***** Information provided *****

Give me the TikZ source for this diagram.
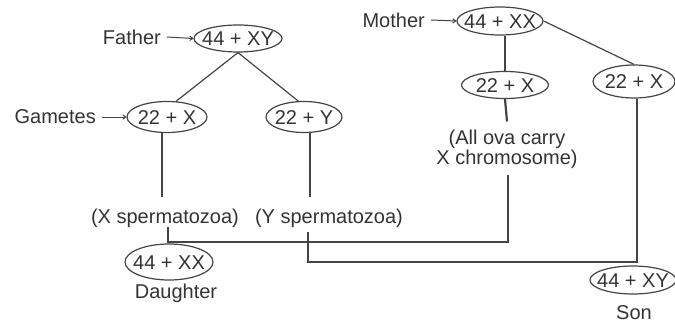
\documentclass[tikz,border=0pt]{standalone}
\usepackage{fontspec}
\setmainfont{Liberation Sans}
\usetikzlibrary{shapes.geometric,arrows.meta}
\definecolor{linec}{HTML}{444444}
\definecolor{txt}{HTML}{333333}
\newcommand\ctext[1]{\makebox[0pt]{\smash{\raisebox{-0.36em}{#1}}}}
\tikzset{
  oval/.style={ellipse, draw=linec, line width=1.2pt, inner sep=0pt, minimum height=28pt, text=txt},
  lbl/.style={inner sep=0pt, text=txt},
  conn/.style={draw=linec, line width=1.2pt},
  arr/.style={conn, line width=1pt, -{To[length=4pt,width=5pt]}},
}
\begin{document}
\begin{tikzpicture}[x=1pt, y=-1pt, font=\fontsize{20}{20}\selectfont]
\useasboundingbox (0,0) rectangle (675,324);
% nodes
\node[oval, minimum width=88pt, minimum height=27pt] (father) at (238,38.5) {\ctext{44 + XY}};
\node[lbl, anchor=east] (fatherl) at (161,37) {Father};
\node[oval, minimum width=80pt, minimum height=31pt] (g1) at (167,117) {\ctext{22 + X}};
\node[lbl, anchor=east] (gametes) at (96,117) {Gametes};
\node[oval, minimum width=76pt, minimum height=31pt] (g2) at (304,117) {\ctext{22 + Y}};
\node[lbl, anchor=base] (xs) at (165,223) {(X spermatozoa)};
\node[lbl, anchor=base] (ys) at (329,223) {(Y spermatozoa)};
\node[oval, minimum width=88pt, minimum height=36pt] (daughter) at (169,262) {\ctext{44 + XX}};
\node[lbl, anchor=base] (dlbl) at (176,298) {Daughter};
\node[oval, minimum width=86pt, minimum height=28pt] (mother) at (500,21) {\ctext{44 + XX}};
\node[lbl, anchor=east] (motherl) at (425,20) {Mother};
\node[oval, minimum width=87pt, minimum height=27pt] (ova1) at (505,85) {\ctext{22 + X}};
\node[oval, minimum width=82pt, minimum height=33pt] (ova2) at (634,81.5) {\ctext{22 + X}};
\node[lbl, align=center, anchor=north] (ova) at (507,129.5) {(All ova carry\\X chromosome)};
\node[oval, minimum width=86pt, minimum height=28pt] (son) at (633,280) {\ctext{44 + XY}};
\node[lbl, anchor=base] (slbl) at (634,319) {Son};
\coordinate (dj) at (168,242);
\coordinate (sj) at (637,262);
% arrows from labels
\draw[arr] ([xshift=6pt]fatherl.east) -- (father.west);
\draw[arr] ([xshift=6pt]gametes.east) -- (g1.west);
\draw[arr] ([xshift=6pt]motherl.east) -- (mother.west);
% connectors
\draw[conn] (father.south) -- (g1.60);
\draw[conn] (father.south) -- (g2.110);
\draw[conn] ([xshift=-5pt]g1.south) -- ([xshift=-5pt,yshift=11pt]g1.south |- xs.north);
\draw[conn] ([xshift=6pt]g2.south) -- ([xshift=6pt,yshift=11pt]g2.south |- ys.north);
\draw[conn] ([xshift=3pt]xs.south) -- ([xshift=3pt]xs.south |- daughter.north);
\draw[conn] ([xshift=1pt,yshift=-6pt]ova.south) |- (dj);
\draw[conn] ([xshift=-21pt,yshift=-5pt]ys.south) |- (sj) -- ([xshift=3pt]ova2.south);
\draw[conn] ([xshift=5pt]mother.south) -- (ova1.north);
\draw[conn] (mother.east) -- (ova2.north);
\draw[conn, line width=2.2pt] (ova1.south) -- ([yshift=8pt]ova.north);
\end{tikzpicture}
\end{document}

*****
***** Information provided *****

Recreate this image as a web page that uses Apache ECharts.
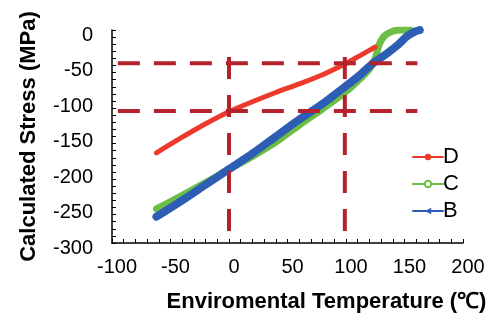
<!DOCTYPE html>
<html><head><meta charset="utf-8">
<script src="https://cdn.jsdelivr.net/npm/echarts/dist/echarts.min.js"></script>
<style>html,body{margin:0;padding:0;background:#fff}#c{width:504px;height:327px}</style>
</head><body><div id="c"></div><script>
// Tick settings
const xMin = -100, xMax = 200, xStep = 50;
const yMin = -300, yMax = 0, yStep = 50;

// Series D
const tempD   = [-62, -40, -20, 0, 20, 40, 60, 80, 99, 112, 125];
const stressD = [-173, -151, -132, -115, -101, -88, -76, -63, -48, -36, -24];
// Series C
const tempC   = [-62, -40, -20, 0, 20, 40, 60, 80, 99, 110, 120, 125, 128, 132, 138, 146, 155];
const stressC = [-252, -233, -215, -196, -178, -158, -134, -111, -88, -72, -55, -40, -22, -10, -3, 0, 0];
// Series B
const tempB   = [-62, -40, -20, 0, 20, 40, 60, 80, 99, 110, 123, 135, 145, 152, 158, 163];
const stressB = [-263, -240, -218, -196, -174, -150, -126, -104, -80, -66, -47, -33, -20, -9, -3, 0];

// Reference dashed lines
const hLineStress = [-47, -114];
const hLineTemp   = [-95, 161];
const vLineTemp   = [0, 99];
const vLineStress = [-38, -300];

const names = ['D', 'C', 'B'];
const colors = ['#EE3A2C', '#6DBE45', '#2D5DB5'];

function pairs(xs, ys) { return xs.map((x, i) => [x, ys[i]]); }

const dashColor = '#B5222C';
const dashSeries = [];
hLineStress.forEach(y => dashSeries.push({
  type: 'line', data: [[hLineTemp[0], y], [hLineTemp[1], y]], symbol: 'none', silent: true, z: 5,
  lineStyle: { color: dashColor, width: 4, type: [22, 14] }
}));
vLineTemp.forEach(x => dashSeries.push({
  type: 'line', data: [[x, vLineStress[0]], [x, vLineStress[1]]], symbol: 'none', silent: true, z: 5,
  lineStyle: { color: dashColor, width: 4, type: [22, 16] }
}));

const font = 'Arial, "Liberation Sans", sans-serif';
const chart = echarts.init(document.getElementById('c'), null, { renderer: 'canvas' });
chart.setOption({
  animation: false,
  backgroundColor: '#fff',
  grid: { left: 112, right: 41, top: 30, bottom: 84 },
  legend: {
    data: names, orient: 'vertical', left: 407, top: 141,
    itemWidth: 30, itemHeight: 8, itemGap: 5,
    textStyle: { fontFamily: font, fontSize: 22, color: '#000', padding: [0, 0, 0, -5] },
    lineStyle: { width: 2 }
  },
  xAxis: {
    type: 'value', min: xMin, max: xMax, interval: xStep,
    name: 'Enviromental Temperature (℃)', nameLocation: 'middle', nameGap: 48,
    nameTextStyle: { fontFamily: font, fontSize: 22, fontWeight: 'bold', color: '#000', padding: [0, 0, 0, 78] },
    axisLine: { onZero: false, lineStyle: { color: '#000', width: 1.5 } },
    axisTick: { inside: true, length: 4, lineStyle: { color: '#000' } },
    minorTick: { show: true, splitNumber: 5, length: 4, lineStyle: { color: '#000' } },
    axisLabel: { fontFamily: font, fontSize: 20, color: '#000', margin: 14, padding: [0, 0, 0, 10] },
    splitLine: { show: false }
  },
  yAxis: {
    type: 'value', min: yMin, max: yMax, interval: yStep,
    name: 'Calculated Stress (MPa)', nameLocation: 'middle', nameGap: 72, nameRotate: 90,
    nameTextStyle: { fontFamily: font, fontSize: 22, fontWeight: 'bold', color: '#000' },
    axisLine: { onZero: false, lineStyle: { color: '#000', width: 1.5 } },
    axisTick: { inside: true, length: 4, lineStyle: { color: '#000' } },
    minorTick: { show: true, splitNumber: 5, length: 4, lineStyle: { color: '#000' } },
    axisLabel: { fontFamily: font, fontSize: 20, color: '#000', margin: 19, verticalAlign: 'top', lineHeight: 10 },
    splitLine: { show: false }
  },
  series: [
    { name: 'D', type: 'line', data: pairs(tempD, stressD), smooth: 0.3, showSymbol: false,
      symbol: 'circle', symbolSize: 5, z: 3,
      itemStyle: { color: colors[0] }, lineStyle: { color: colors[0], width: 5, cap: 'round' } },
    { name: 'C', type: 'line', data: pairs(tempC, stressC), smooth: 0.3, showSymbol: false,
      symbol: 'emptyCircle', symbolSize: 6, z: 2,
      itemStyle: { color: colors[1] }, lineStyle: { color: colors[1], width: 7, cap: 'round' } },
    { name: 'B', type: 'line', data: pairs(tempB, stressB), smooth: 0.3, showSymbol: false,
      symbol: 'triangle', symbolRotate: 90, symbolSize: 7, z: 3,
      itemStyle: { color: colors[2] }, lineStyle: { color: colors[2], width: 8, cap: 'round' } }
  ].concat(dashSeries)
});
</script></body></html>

*****

- _Stated problem_
Repeat, with no pictures, exactly the lines from the one containing "Recreate this image" through the one containing "const yMin = -300, yMax = 0, yStep = 50;", the first and last included.

- _Written reply_
Recreate this image as a web page that uses Apache ECharts.
<!DOCTYPE html>
<html><head><meta charset="utf-8">
<script src="https://cdn.jsdelivr.net/npm/echarts/dist/echarts.min.js"></script>
<style>html,body{margin:0;padding:0;background:#fff}#c{width:504px;height:327px}</style>
</head><body><div id="c"></div><script>
// Tick settings
const xMin = -100, xMax = 200, xStep = 50;
const yMin = -300, yMax = 0, yStep = 50;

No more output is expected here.